There are a number of ways you could do this, but almost all systems today use some kind of timer interrupt. The problem, of course, is that while your program is running, the operating system isn't; thus, how can the system manage the context switches? One way is to require that all programs occasionally give the operating system a chance to run -- such "cooperative" multitasking is unreliable since just one unhelpful program can jam up the works, but it is fairly simple and was used by early versions of both Windows and MacOS. Better to use a signal that periodically triggers the operating system, regardless of what the programs are doing. Conveniently, when IBM originally designed the PC they included a clock chip that can be programmed to send out just such a periodic signal. It ran at about 20 Hz, and was mostly intended to help DOS keep track of the time.
While not really ideal, this was already good enough to enable some "preemptive" multitasking; instead of hoping your programs all cooperate, the operating system could start and stop programs on its own, by using that clock tick to trigger a bit of its own code. And while the interrupt frequency has gone from 20 Hz to as much as 1000 Hz, this scheme has gone mostly unchanged over the last few decades.

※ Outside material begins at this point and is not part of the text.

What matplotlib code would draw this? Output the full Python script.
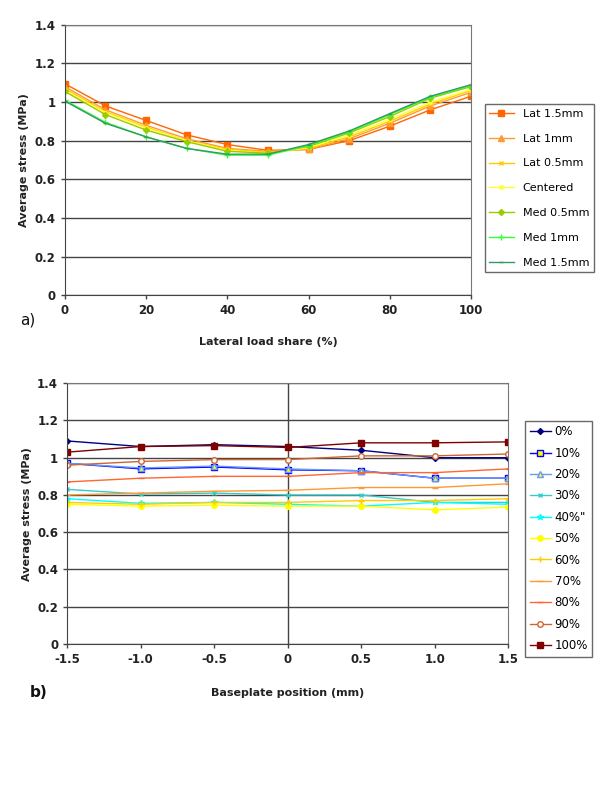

This has some nasty side-effects. When computers now can run a billion or more instructions per second, a thousandth of a second is kind of an eternity. Usually that isn't too important, because now lots of other things can cause the operating system to kick in and stop or restart a program -- things like moving a mouse, or a packet arriving on the network, or a disk finishing a write -- and most programs spend most of their time waiting for events like that to happen. But if you have a program that needs to wait some arbitrary amount of time before doing something, rather than being woken up when an event occurs, with most operating systems there's no reliable way to do that precisely. For instance, say you're controlling a widget where you need to send some data, then wait a couple of milliseconds before sending more. On a modern computer a millisecond is a long time, but if your system's clock only ticks once every four milliseconds (fairly common), there's no way to do it. If your program gives up control and asks to be woken up in two milliseconds, the operating system itself probably won't kick in again to do the scheduling for twice that long. On the other hand, if you try to just spin your wheels for that time, there's a good chance the operating system will wake up in the meanwhile and take control away from you, only to return who knows when.

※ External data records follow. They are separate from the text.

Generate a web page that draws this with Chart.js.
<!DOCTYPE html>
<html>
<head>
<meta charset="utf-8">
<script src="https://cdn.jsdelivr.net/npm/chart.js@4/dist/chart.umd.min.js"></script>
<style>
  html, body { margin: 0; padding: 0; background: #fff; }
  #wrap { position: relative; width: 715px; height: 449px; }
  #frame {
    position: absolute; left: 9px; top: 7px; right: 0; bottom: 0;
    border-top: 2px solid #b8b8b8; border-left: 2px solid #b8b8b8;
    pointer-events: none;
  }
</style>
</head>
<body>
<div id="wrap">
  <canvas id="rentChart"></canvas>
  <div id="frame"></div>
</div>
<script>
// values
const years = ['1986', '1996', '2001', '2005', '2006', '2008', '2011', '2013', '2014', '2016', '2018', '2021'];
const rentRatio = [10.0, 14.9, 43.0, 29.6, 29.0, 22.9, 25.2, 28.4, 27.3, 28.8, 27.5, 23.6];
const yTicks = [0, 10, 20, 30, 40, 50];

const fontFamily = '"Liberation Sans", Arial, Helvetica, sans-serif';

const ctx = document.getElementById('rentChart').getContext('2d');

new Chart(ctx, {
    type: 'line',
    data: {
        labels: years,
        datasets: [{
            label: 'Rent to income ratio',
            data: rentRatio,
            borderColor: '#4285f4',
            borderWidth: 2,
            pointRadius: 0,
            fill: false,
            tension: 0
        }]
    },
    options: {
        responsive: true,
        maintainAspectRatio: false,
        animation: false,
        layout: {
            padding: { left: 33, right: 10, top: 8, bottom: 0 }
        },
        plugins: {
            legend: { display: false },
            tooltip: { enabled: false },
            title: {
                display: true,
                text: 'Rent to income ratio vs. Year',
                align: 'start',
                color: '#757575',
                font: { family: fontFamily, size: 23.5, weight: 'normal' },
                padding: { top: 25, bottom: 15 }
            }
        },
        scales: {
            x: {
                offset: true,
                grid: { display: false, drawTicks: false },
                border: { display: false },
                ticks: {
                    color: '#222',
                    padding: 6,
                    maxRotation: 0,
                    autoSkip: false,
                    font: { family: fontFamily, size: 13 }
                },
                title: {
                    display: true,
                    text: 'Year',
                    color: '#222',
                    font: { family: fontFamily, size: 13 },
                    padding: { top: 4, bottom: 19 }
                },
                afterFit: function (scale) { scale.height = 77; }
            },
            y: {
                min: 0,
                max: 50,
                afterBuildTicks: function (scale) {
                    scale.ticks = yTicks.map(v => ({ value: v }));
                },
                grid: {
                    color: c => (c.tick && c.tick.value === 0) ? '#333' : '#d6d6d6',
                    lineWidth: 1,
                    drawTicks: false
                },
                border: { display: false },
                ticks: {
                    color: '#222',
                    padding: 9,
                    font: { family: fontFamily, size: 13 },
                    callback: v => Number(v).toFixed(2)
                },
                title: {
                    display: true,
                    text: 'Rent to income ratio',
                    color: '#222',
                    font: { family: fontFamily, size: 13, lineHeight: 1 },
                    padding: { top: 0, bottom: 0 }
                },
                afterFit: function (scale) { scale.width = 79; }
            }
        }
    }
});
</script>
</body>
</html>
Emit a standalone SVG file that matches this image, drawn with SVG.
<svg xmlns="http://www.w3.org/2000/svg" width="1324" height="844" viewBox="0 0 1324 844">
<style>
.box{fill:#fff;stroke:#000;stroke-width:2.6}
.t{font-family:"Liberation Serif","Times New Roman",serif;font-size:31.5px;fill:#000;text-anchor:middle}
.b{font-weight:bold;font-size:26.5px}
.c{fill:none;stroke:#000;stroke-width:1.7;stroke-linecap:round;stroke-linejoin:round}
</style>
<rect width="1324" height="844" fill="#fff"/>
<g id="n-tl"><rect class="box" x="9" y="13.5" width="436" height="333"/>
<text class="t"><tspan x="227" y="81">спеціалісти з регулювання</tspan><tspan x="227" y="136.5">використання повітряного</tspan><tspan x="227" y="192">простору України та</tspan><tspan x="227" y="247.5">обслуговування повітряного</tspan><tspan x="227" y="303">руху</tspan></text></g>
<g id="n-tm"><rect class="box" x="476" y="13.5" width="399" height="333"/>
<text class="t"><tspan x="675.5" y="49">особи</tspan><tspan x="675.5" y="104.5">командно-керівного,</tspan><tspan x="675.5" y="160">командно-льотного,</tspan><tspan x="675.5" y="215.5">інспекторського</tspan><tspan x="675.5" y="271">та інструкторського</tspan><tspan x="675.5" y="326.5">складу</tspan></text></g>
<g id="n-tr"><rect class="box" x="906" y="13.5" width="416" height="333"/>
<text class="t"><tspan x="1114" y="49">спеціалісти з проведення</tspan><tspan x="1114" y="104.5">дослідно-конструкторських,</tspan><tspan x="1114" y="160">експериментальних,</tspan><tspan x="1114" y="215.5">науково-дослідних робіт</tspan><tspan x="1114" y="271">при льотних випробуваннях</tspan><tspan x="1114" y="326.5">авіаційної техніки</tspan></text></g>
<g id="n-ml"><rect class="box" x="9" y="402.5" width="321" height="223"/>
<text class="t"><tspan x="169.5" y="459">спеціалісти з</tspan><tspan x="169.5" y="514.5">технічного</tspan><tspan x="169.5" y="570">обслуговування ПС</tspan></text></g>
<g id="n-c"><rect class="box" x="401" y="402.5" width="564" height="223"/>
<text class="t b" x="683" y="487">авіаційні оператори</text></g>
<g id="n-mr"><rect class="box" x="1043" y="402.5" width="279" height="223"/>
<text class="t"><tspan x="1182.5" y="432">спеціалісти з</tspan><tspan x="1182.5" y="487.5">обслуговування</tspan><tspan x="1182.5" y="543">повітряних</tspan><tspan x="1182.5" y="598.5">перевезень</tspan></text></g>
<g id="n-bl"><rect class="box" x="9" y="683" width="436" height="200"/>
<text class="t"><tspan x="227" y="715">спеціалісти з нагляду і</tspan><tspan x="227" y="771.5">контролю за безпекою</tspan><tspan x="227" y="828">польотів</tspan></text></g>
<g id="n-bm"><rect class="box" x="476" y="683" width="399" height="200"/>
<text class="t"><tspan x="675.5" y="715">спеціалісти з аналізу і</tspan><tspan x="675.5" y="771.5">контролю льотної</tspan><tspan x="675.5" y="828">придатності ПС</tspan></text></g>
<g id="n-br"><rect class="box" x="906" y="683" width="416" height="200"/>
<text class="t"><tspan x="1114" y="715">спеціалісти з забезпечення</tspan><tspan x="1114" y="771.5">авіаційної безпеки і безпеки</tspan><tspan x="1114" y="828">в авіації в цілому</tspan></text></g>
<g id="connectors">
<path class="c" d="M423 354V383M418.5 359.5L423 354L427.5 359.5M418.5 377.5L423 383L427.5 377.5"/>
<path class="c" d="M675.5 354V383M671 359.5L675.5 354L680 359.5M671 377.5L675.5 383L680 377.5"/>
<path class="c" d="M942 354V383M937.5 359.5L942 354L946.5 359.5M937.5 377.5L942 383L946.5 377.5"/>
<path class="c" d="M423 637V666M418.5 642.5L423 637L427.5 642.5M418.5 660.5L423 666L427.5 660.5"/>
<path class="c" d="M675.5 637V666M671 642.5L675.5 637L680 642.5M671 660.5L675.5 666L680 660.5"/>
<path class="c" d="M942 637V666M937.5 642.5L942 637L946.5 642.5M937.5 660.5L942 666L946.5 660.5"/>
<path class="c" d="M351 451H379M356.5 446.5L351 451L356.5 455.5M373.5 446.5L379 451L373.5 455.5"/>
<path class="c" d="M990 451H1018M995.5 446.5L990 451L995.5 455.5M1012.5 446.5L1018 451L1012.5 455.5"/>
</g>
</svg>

This bit me hard during one of my college jobs. I was working for a psychology lab that wanted software to measure peoples' reaction times with high accuracy in various situations, and these unpredictable few-millisecond delays made the task much more complicated than it needed to be. The simplest thing would, of course, be to program the timer to run faster (still involves hacking in the operating system's guts, but mostly in straightforward ways). However, there's a limit to how fast anyone wants one of these to run, since eventually the system would be spending all of its time running the operating system's scheduling code, and most programs don't need high-resolution timing. So in most systems the actual clock chip won't go more than a few times faster, anyway.
There's a much cleverer solution. Way back when, we all learned that the code to handle your clock interrupt had to be as simple as possible, so that it wouldn't take too much time. But a millisecond is forever these days, so you can do a bit more with it. Plus, there's lots of other hardware lying around that will wake up the operating system if something needs to happen. So, if you're willing to live without the regular tick, it turns out there's another mode you can use. While these clock chips might have a restricted range of tick frequencies, they're very precise, and besides sending periodic ticks they can also do one-shot countdowns. Rather than wake up every so many milliseconds, before finishing its work the operating system can instead look at a list of upcoming timeouts and set the clock chip like an alarm for the next one. If there's nothing to do for half a second, the system can go idle and save power, but if a program wants to get woken up a few microseconds from now, in this scheme the operating system can set its wake-up call for then.
In very recent versions the Linux kernel has started using this scheme, and in Debian testing the 2.6.22 kernel has the required bits enabled (NO_HZ turns off the regular tick, and HIGH_RES_TIMERS enables the wake-up calls). So in the output that I started with, I wrote a little program that tries to sleep for 50 microseconds and keeps track of how long it actually takes. Under the 2.6.18 kernel shipped with the Debian Etch release, each one takes about 8000 microseconds -- 160 times longer than the requested delay. (8 milliseconds, or two 250 Hz timer ticks -- hilariously, this loop takes half as long on a much slower computer with only one CPU.) Under the new kernel, 56 microseconds. Which is a feature I've been wanting for about eight years now, and is therefore awesome.